Many Uzbek labor migrants work in Russia. There were 102,658 officially registered labor migrants and about 1.5 million illegal immigrants from Uzbekistan in Russia in 2006, according to the Russian newspaper Novye Izvestiya.
"Villagers, farmers, blue-collar workers and students fill up the rows of those willing to earn money abroad," Erkin Ahmadov wrote in a recent article for the Central Asia-Caucasus Analyst, a journal published by Johns Hopkins University. "Many of them are not aware of legal procedures for labor migration, making for a large number of illegal migrants registered neither in Uzbekistan nor in Russia."
Ahmadov said the lack of legal registration facilitates conditions that support low wages, weak social support, and bad treatment of employees. "Cases of gastarbeiters [guest workers] being exploited, enslaved or killed have lately become quite frequent," Ahmadov said.
A taxi driver, who preferred to speak anonymously for self-protection, said he earns his living carrying passengers from the Kazakh border to Tashkent. Once a forced laborer in Moscow, the driver said he managed to escape because he had an acquaintance in Russian law enforcement.
"The problem is more than serious," Elena Ryabinina, the Central Asian refugee aid director for the Moscow-based Civic Assistance Committee, wrote in an e-mail. "Unfortunately, employers in Russia very often treat Uzbek (and Tajik) labor migrants like slaves -- take away their passports, keep them in conditions absolutely unfit for life, underpay them, and, in case of complaint, call immigration inspectors to deport them. [Deportation] allows employers not to pay migrants the money they've earned."
Ryabinina blames the situation on Uzbek authorities who have created a regime that forces their fellow countrymen to become gastarbeiters and on their Russian counterparts whose comments about the necessity of legal migration are "hypocrisy."
"The problem is rooted in the corruption of both regimes, which also support each other with enthusiasm," she said. "I am fully confident that the presence of illegal migrants is profitable for employers and law enforcement agencies which make big money on them."

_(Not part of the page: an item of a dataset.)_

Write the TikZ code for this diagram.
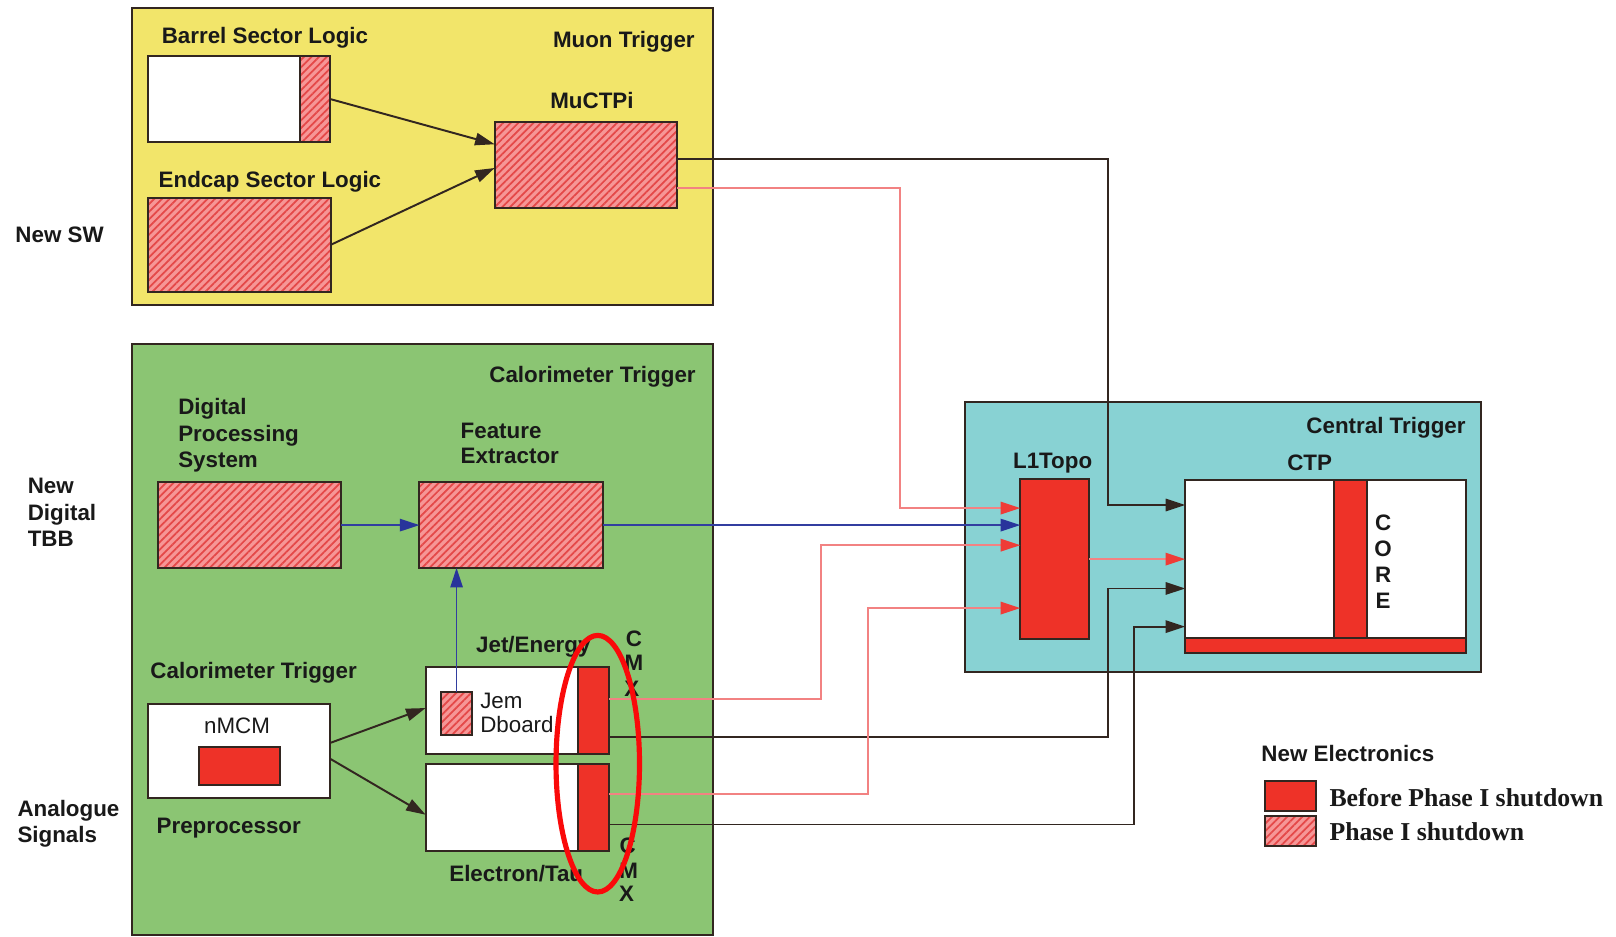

A few years ago, Rakhmatjon Kuldashev, a prominent Uzbek poet and journalist, underwent an operation in Moscow to remove a tumor. Soon after, he was seized by the police who believed he was a gastarbeiter.
Kuldashev said there were 10 or 15 other people in the station seized on suspicion of being illegal migrants. "They paid 100 rubles [2.2 euros] each not to be deported and were released," he told TOL.
In the spring, the Uzbek government issued a resolution requiring labor migrants to be registered with and counted by state agencies. Furthermore, three migration deals aimed at combating illegal immigration and protecting migrants' rights were signed between Russia and Uzbekistan in July.
But many people are skeptical the laws will have any real impact. "The immediate outcomes promise little help," Ahmadov wrote in his article. "Either labor migrants will have to go through highly bureaucratic procedures of acquiring a permit to work abroad, or they will be fined for their labor activity abroad as administrative offenders."